KT owns and runs its own shooting team and Jin is on it.

Hanwha Group, a conglomerate that has also been supporting shooting in Korea, also celebrated the 31-year-old’s accomplishment. The company emphasized that it founded a shooting team in 2001 and held a local tournament in 2008 to give more opportunities to the promising shooters.

Since one of its senior executives, Kim Jung, was appointed president of the Korea Shooting Federation in 2002, the company said it has spent more than 8 billion won ($7.01 million) to develop the sport.

The group was delighted again when teenage shooter Kim Jang-mi won the women’s 25-meter shooting last Wednesday and Jin grabbing his second gold medal in the men’s 50-meter shooting on Sunday. Hanwha Group chairman Kim Seung-youn yesterday said he will give a reward to the national shooting team.

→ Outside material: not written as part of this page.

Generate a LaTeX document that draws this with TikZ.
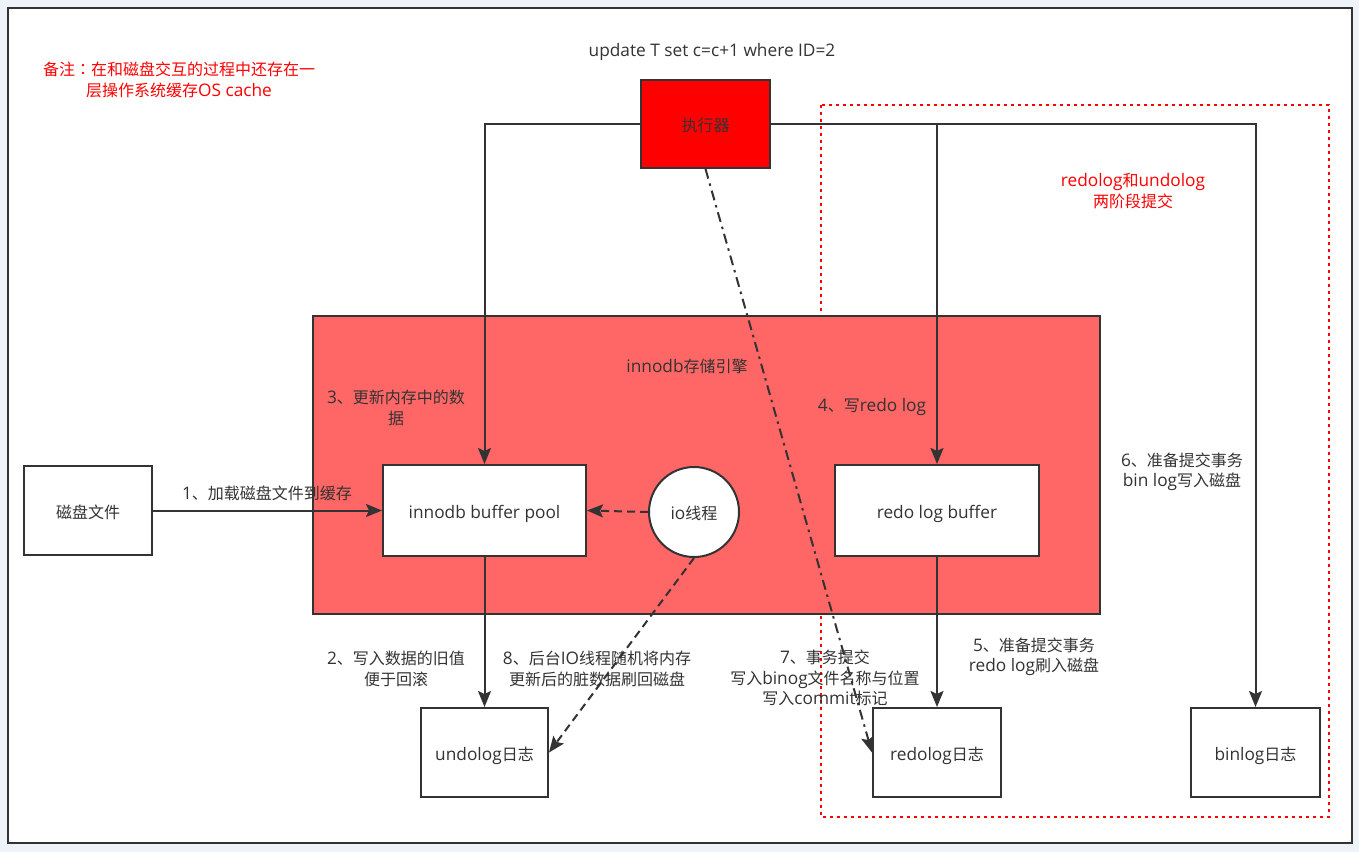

“Of course, we’re happy when our sponsored sports do well at the Olympics,” an employee from the Hanwha Group PR team said. “You can’t directly publicize what we have done for the sport because it gives the impression the company is just ‘showing off’ to the public. But with these good results, we thought it’s about time we show our contribution.”

SK Group also hit the jackpot at this year’s Summer Games since the sport it sponsors, fencing, turned out to be the biggest contributor to Korea’s medal tally in London.

Korean fencers won a total of six medals: two golds, one silver and three bronzes.

With the drama surrounding female fencer Shin A-lam, who was denied advancement after a timekeeping error, and surprise gold medals from Kim Ji-yeon in the women’s sabre competition and for the men’s sabre team, fencing grabbed fans’ attention more than usual and put the spotlight on SK Group’s sponsorship.

SK Telecom has been helping the Korean Fencing Federation since 2003. After the company’s honorary chairman, Son Gil-seung, took the chief job at the federation in 2009, it has spent 1 billion won in a year on the sport, according to the company.

SK Telecom also supports swimmer Park Tae-hwan, who won two silver medals in men’s free-style events, by forming a special team that manages the athlete’s schedule and training.

SK Group now hopes that Korea women’s handball team, which has reached the quarter finals, will win a medal.

The group is famous for supporting handball.

Last October, it spent 43.4 billion won to build the nation’s first handball-only stadium and also founded a women’s handball team in February. Chey Tae-won, the chairman of SK Group, who also heads the Korea Handball Federation, left for London Sunday to support the handball players.

Hyundai Motor Group was also a big winner after its supported sport, archery, collected three gold medals and one bronze.

The company has been publicizing that it helped the Korea Archery Association for nearly 30 years since Chairman Chung Mong-koo was first appointed as the chief of the association in 1985.

From 2005, his son Chung Eui-sun has taken charge of the association. The automaker said it has spent more than 30 billion won so far to develop the sport.

Meanwhile, Samsung Group hopes its sponsored athletes in table tennis, wrestling and taekwondo will collect medal, while KB Financial Group is hoping rhythmic gymnast Son Yeon-jae will perform well. According to the advertising agency Innocean Worldwide, Samsung Electronics and KB Financial Group are the two companies that used Olympic stars in the most number of advertisements.